Christophe Claret gives you a watch that reaches as far backward as it does forward.

Christophe Claret is releasing a limited edition watch whose technological innovation makes you rethink the relationship between mechanical watches and magnetism, while at the same time using steel that hearkens back to the days of the Crusades.

The Christophe Claret X-Treme 1 first came out four years ago, and the brand has decided to extend the collection by adding a pair of watches in an extremely limited edition. Each of the two watches will be available in eight pieces. The two new watches are functionally identical; one incorporates red gold, and the other white gold.

The X-Treme 1 is one of those watches that rewards you more the more you look at it. It’s fascinating from the very surface material all the way to the invisible fields that it uses to tell you the time.

Those fields are magnetism, by the way, and that may be the finest miracle of the Christophe Claret X-Treme 1: that it uses the traditional bane of mechanical watches to tell you what time it is. Talk about harnessing the weapons of the enemy. For hundreds of years, magnetism has been anathema to timekeeping. Magnetic fields adversely affect clockworks, throwing them off kilter. Generations of watchmakers knew this, and accepted it as gospel. Now the books are being rewritten, and the X-Treme 1 will have a chapter in them.

The watch uses magnetic fields to tell the time; if you look at the photos, it’s impossible to miss the two clear tubes running up the sides of the wristwatch. You might also notice that the center of the watch, what we traditionally call the face, has no hands. Or indeed, displays of any kind.

That’s because it’s the tubes that tell the whole story. The little spheres inside the tubes seem to float in space, unsupported. They are actually held in the correct spot by magnetic fields, and they move up and down the scales to indicate the hours and the minutes. The seconds are displayed on the tourbillon, which is placed at an angle just below the traditional face of the watch. The whole watch is curved and distinctively proportioned.

Those spheres are fascinating, though: they actually have no mechanical connection to the body of the watch. They are supported and moved entirely by magnetism. It looks like a magic trick… and in a way, it is.

Magnetism, that was once the ruin of a mechanical watch is now utilized to display the hours and minutes. The X-Treme 1 not only tolerates magnetism, it embraces it. It uses it to defy gravity, and to mark for us the passage of time.

The new X-Treme 1 watch also incorporates damascened steel. This is another fascinating aspect of the design choices, and I love that the brand can surprise me both with their technological designs and their choice of materials. Going with magnetism in a mechanical watch… that alone would have been enough to make me take notice. It’s a leap into the future. But they are also using material that has some serious history behind it.

Damascened steel may go as far back in history as 2500 BC, where it was first made in the Caucasus. It seemed to vanish from the records, the methods of making it perhaps forgotten, or lost in the political upheaval that we refer to as ‘history’ or sometimes as ‘war.’ Steel is a technology, too, though we sometimes forget that. It resurfaced around the time of the Crusades.

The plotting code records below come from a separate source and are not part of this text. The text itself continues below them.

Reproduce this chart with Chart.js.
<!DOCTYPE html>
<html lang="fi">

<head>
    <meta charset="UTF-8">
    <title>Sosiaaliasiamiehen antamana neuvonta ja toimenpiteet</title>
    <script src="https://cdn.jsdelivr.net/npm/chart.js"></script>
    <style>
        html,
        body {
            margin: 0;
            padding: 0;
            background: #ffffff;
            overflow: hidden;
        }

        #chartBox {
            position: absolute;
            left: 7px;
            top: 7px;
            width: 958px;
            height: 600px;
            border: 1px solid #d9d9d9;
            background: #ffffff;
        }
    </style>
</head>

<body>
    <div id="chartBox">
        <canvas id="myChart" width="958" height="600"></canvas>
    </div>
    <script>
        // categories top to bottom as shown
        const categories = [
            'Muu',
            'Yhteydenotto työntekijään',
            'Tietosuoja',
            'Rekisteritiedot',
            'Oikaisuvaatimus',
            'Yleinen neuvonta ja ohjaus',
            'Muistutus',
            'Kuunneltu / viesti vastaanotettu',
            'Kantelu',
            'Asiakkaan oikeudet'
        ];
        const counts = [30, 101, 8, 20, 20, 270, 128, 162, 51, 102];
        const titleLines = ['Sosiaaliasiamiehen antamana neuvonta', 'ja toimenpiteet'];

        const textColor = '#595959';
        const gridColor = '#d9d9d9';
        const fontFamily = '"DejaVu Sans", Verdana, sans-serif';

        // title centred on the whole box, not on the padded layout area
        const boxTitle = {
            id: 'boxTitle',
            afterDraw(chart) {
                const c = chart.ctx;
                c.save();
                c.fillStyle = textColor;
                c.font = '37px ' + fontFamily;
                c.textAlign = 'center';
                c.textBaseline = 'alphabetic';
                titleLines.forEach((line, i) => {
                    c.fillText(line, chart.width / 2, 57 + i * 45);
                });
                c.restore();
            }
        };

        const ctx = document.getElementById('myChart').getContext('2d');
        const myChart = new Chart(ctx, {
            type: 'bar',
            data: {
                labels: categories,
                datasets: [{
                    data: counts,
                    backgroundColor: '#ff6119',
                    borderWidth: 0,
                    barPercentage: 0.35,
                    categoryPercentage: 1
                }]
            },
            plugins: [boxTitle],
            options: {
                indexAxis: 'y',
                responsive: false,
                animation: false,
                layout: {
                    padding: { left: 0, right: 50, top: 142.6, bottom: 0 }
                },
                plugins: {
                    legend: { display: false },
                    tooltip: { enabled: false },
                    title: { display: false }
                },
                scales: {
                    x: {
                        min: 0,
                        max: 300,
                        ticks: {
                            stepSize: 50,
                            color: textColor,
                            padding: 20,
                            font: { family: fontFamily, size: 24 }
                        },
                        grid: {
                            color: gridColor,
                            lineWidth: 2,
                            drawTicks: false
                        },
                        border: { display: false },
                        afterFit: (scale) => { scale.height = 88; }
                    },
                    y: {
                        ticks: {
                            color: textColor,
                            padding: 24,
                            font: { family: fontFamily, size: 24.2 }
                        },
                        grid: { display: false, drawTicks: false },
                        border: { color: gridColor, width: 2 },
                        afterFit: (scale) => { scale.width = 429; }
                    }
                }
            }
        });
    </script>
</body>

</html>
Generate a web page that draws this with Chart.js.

Damascened steel takes its name from Damascus, but that is just a name the records have given it. Christophe Claret says that this same craft has arisen in many different cultures, including the lands of Saladin and the Japanese samurai swords. It is a technique of making steel, layers of it being folding upon themselves over and over again. A finished sword blade’s sharp edge may actually be several hundreds of layers, folded and beaten. One legend tells of a sword so sharp that a warrior held a scarf in the air and touched his sword to it; the scarf fluttered to the ground, sliced in two. The swords of the Sultan Saladin were said to be of a type completely unknown to the Crusading knights. While their weapons were heavy, glittering things that could cut through a steel bar, the damascened steel of the Eastern warriors were a dull blue, slim and supple, and marked with a thousand lines. Steel layered upon steel, folded a hundred times to the thinness of an edge that could cut a scarf by touching it.